- _Task goal_: Begin at the first line of the data and copy each line through the one containing "1.86, 2.16, 2.60]", that line included, with no pictures.

- _Material_:
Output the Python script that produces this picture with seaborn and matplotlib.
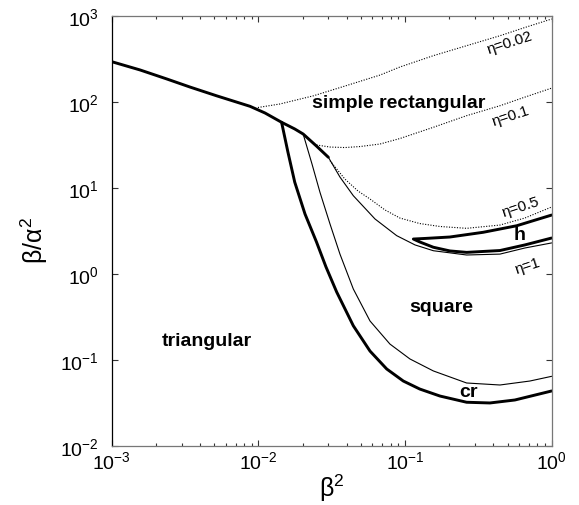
import seaborn as sns
from matplotlib import pyplot as plt
from matplotlib.ticker import LogLocator, NullLocator, NullFormatter

# frontera triangular / rectangular (linea gruesa)
tri_x = [0.001, 0.00156, 0.00237, 0.00342, 0.0052, 0.00877, 0.0111, 0.0144, 0.0177, 0.0202, 0.0249, 0.0300]
tri_y = [292, 234, 184, 148, 117, 88.4, 73.9, 57.6, 48.2, 42.1, 30.5, 22.6]

# linea critica "cr" (gruesa)
cr_x = [0.0144, 0.0159, 0.0177, 0.0208, 0.0249, 0.0289, 0.0342, 0.0444, 0.0577, 0.075, 0.0973, 0.126, 0.173, 0.263, 0.379, 0.561, 1.0]
cr_y = [57.6, 26.0, 11.6, 4.94, 2.34, 1.20, 0.612, 0.248, 0.126, 0.078, 0.0565, 0.0456, 0.0378, 0.0320, 0.0314, 0.0340, 0.0433]

# frontera del cuadrado (fina)
sq_x = [0.0202, 0.0232, 0.0263, 0.0308, 0.0360, 0.0444, 0.0577, 0.0789, 0.108, 0.156, 0.263, 0.444, 0.710, 1.0]
sq_y = [42.1, 18.9, 8.85, 3.78, 1.69, 0.664, 0.282, 0.152, 0.102, 0.074, 0.0536, 0.0508, 0.0565, 0.0641]

# eta = 1 (fina)
eta1_x = [0.0300, 0.0360, 0.0444, 0.0624, 0.0877, 0.117, 0.156, 0.263, 0.444, 0.656, 1.0]
eta1_y = [22.6, 13.3, 8.07, 4.33, 2.77, 2.16, 1.85, 1.65, 1.69, 1.99, 2.28]

# region h (lazo grueso)
h_x = [1.0, 0.577, 0.341, 0.202, 0.137, 0.114, 0.126, 0.156, 0.202, 0.263, 0.444, 0.656, 1.0]
h_y = [4.81, 3.61, 3.03, 2.67, 2.57, 2.53, 2.34, 2.03, 1.84, 1.77, 1.86, 2.16, 2.60]

# eta = 0.5 (punteada)
eta05_x = [0.0308, 0.0389, 0.0478, 0.0577, 0.0730, 0.0922, 0.126, 0.173, 0.263, 0.444, 0.656, 1.0]
eta05_y = [20.6, 12.6, 9.15, 7.39, 5.51, 4.44, 3.83, 3.54, 3.37, 3.68, 4.44, 5.97]

# eta = 0.1 (punteada)
eta01_x = [0.0249, 0.0308, 0.0389, 0.0493, 0.0675, 0.0922, 0.156, 0.263, 0.444, 0.656, 1.0]
eta01_y = [31.4, 29.7, 29.3, 30.1, 32.2, 37.3, 50.4, 68.8, 89.8, 113, 144]

# eta = 0.02 (punteada)
eta002_x = [0.00993, 0.0140, 0.0237, 0.0389, 0.0675, 0.0922, 0.156, 0.263, 0.444, 0.656, 1.0]
eta002_y = [85.6, 94.0, 117, 152, 204, 253, 343, 448, 585, 729, 916]

sns.set_theme(style="white", rc={'text.color': 'black', 'axes.labelcolor': 'black',
                                 'xtick.color': 'black', 'ytick.color': 'black'})
plt.rcParams['font.family'] = ['Liberation Sans', 'DejaVu Sans']
plt.rcParams['mathtext.default'] = 'regular'

fig = plt.figure(figsize=(5.79, 5.06), dpi=100)
ax = fig.add_axes([111.7 / 579, 1 - 446.7 / 506, 440 / 579, 430 / 506])
ax.set_xscale('log')
ax.set_yscale('log')

punteado = (0, (1, 1.4))


def curva(x, y, lw, ls='-'):
    sns.lineplot(x=x, y=y, ax=ax, color='black', lw=lw, linestyle=ls,
                 sort=False, estimator=None)


curva(eta002_x, eta002_y, 0.8, punteado)
curva(eta01_x, eta01_y, 0.8, punteado)
curva(eta05_x, eta05_y, 0.8, punteado)
curva(eta1_x, eta1_y, 0.8)
curva(sq_x, sq_y, 0.8)
curva(tri_x, tri_y, 2.1)
curva(cr_x, cr_y, 2.1)
curva(h_x, h_y, 2.1)

ax.set_xlim(1e-3, 1)
ax.set_ylim(1e-2, 1e3)

ax.xaxis.set_major_locator(LogLocator(base=10, numticks=10))
ax.xaxis.set_minor_locator(LogLocator(base=10, subs=range(2, 10), numticks=10))
ax.xaxis.set_minor_formatter(NullFormatter())
ax.yaxis.set_major_locator(LogLocator(base=10, numticks=10))
ax.yaxis.set_minor_locator(NullLocator())

ax.tick_params(which='both', direction='in', top=True, right=True, bottom=True, left=True,
               color='#333', width=0.8)
ax.tick_params(which='major', length=4.5, labelsize=14)
ax.tick_params(which='minor', length=2.5)
ax.tick_params(axis='x', pad=3)
ax.tick_params(axis='y', pad=9)

for lado in ['top', 'right', 'bottom']:
    ax.spines[lado].set_color('#777')
ax.spines['left'].set_color('black')
for sp in ax.spines.values():
    sp.set_linewidth(0.9)

ax.set_xlabel('β$^2$', fontsize=18)
ax.set_ylabel('β/α$^2$', fontsize=18)
ax.xaxis.set_label_coords(0.5, -0.06)
ax.yaxis.set_label_coords(-0.14, 0.48)

# etiquetas de las regiones
negrita = dict(fontsize=14, fontweight='bold', ha='center', va='center', transform=ax.transAxes)
ax.text(0.653, 0.799, 'simple rectangular', **negrita)
ax.text(0.216, 0.244, 'triangular', **negrita)
ax.text(0.75, 0.323, 'square', **negrita)
ax.text(0.81, 0.127, 'cr', **negrita)
ax.text(0.928, 0.49, 'h', **negrita)

fino = dict(fontsize=11, ha='center', va='center', rotation=18, transform=ax.transAxes)
ax.text(0.905, 0.939, 'η=0.02', **fino)
ax.text(0.907, 0.767, 'η=0.1', **fino)
ax.text(0.930, 0.556, 'η=0.5', **fino)
ax.text(0.945, 0.420, 'η=1', **fino)

plt.savefig('out.png', dpi=100)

- _Answer to the task_:
Output the Python script that produces this picture with seaborn and matplotlib.
import seaborn as sns
from matplotlib import pyplot as plt
from matplotlib.ticker import LogLocator, NullLocator, NullFormatter

# frontera triangular / rectangular (linea gruesa)
tri_x = [0.001, 0.00156, 0.00237, 0.00342, 0.0052, 0.00877, 0.0111, 0.0144, 0.0177, 0.0202, 0.0249, 0.0300]
tri_y = [292, 234, 184, 148, 117, 88.4, 73.9, 57.6, 48.2, 42.1, 30.5, 22.6]

# linea critica "cr" (gruesa)
cr_x = [0.0144, 0.0159, 0.0177, 0.0208, 0.0249, 0.0289, 0.0342, 0.0444, 0.0577, 0.075, 0.0973, 0.126, 0.173, 0.263, 0.379, 0.561, 1.0]
cr_y = [57.6, 26.0, 11.6, 4.94, 2.34, 1.20, 0.612, 0.248, 0.126, 0.078, 0.0565, 0.0456, 0.0378, 0.0320, 0.0314, 0.0340, 0.0433]

# frontera del cuadrado (fina)
sq_x = [0.0202, 0.0232, 0.0263, 0.0308, 0.0360, 0.0444, 0.0577, 0.0789, 0.108, 0.156, 0.263, 0.444, 0.710, 1.0]
sq_y = [42.1, 18.9, 8.85, 3.78, 1.69, 0.664, 0.282, 0.152, 0.102, 0.074, 0.0536, 0.0508, 0.0565, 0.0641]

# eta = 1 (fina)
eta1_x = [0.0300, 0.0360, 0.0444, 0.0624, 0.0877, 0.117, 0.156, 0.263, 0.444, 0.656, 1.0]
eta1_y = [22.6, 13.3, 8.07, 4.33, 2.77, 2.16, 1.85, 1.65, 1.69, 1.99, 2.28]

# region h (lazo grueso)
h_x = [1.0, 0.577, 0.341, 0.202, 0.137, 0.114, 0.126, 0.156, 0.202, 0.263, 0.444, 0.656, 1.0]
h_y = [4.81, 3.61, 3.03, 2.67, 2.57, 2.53, 2.34, 2.03, 1.84, 1.77, 1.86, 2.16, 2.60]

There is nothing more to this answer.